Graduates have less time (if any) to “hang out” than undergrads. By the time you’re in your late twenties or thirties you might start to think “hanging out” is getting a little “old.” This makes things harder socially. If you end up working as a teaching assistant you really start to notice that you are “different” from the students in your class. Some might start calling you “professor,” and every year the freshmen look younger.

Graduate school is far from being an easy option and those who decide to “stay in school for another couple of years to decide what to do” are usually disappointed. In the modern economy, where employers want relevant qualifications and experience, education does not come cheap, and student loans do not pay themselves, graduate school is not an easy option or a way to avoid having to get a real job. It’s probably cheaper and certainly more fun to take a good holiday or travel around the world.

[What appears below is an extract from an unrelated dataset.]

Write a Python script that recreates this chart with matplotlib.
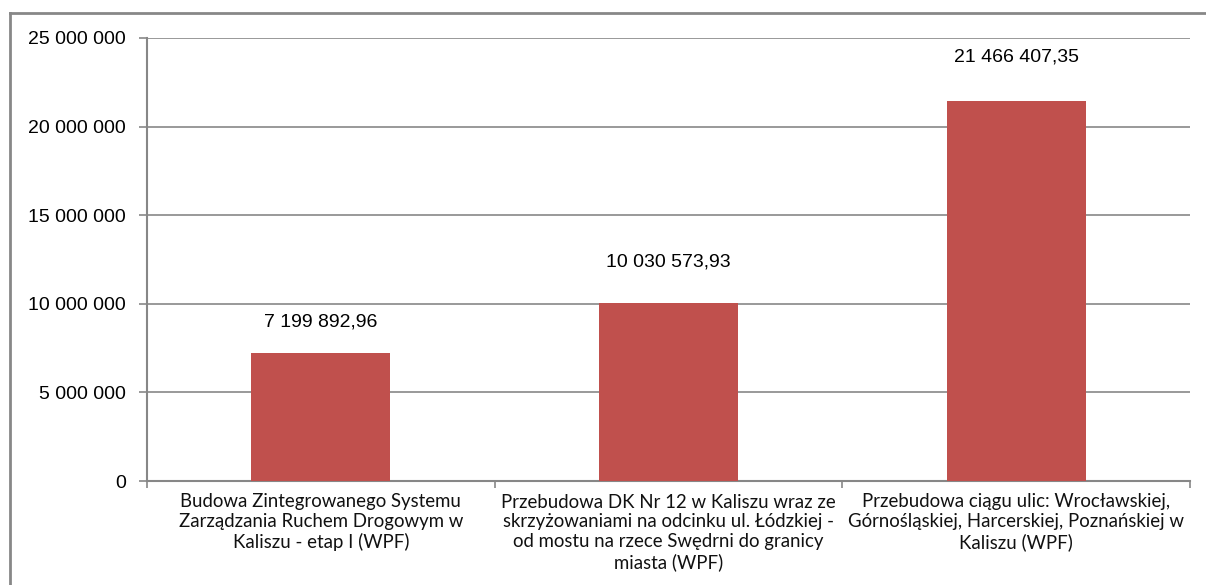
import matplotlib
matplotlib.use('Agg')
import matplotlib.pyplot as plt
from matplotlib.lines import Line2D
from matplotlib.ticker import FuncFormatter
import numpy as np

categories = [
    'Budowa Zintegrowanego Systemu\nZarządzania Ruchem Drogowym w\nKaliszu - etap I (WPF)',
    'Przebudowa DK Nr 12 w Kaliszu wraz ze\nskrzyżowaniami na odcinku ul. Łódzkiej -\nod mostu na rzece Swędrni do granicy\nmiasta (WPF)',
    'Przebudowa ciągu ulic: Wrocławskiej,\nGórnośląskiej, Harcerskiej, Poznańskiej w\nKaliszu (WPF)',
]
values = [7199892.96, 10030573.93, 21466407.35]
value_labels = ['7 199 892,96', '10 030 573,93', '21 466 407,35']
yticks = [0, 5000000, 10000000, 15000000, 20000000, 25000000]

grey = '#878787'
bar_color = '#C0504D'

fig = plt.figure(figsize=(12.06, 5.85), dpi=100)
ax = fig.add_axes([147/1206, 1-481/585, (1190-147)/1206, (481-38)/585])

x = np.arange(len(values))
bars = ax.bar(x, values, width=0.4, color=bar_color, zorder=3)

# labels above bars (offset in px, as in the original)
offsets = [31, 41, 44]
for xi, v, lab, off in zip(x, values, value_labels, offsets):
    ax.annotate(lab, (xi, v), xytext=(0, off * 0.72), textcoords='offset points',
                ha='center', va='center', fontsize=14, family='Liberation Sans',
                color='black')

ax.set_xlim(-0.5, 2.5)
ax.set_ylim(0, 25000000)
ax.set_yticks(yticks)
ax.yaxis.set_major_formatter(FuncFormatter(lambda v, p: f'{int(v):,}'.replace(',', ' ')))
ax.grid(axis='y', color=grey, lw=1.2, zorder=0)

# category labels, ticks at boundaries
ax.set_xticks(x)
ax.set_xticklabels(categories, fontsize=13.4, family='Lato', linespacing=1.2, color='#111111')
ax.set_xticks(np.arange(-0.5, 3.0, 1.0), minor=True)
ax.tick_params(axis='x', which='major', length=0, pad=9)
ax.tick_params(axis='x', which='minor', length=5, color=grey, width=1.2)
ax.tick_params(axis='y', length=6, color=grey, width=1.2, pad=9, labelsize=14)
for t in ax.get_yticklabels():
    t.set_family('Liberation Sans')

for s in ['top', 'right']:
    ax.spines[s].set_visible(False)
for s in ['left', 'bottom']:
    ax.spines[s].set_color(grey)
    ax.spines[s].set_linewidth(1.5)

# outer frame of the chart area
fig.add_artist(Line2D([10/1206, 1.0], [1-13/585, 1-13/585], transform=fig.transFigure,
                      color=grey, lw=2))
fig.add_artist(Line2D([10/1206, 10/1206], [0.0, 1-13/585], transform=fig.transFigure,
                      color=grey, lw=2))

fig.savefig('out.png', dpi=100)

So why do it? Well, for some it’s a logical step towards an academic career (MAs, MScs or PhDs for example) and for others the qualifications are necessary for promotion (MBAs, Accounting, Teaching degrees etc.). Some just love to learn, while others seek a change in their career and want to retrain. An increasing number of retirees are starting to look towards graduate school as something to engage their minds and keep mentally active. A few do it just because “it’s there,” as a challenge to themselves, and there are a few who just “end up in grad school” almost by accident, who didn’t really know what else to do.

Regardless of the reasons for entering grad school, the decision to pursue a graduate degree is a conscious one made by an adult. It is not “what everyone does,” nor is it a decision taken because your parents told you to do it. More importantly, the decision to stay or not to stay is one that you make on a regular basis. Grads don’t “drop out,” they “leave the program.” The pressures to stay in school stem more from the individual than from parental or societal pressure.

Graduate school is different from the Undergraduate college experience. The courses are more difficult and life is subtly more complex. It’s easy to get isolated given people’s odd schedules and specialized courses. In the end it pays to make an effort and stay in touch with your fellow students, even if it means just sharing email addresses and sending class notes or having a chat before or after class. Getting involved, starting a study group or joining a club are also good ways to get connected with other students. Making friends and connections are great benefits from graduate school. After all there is more to life than study.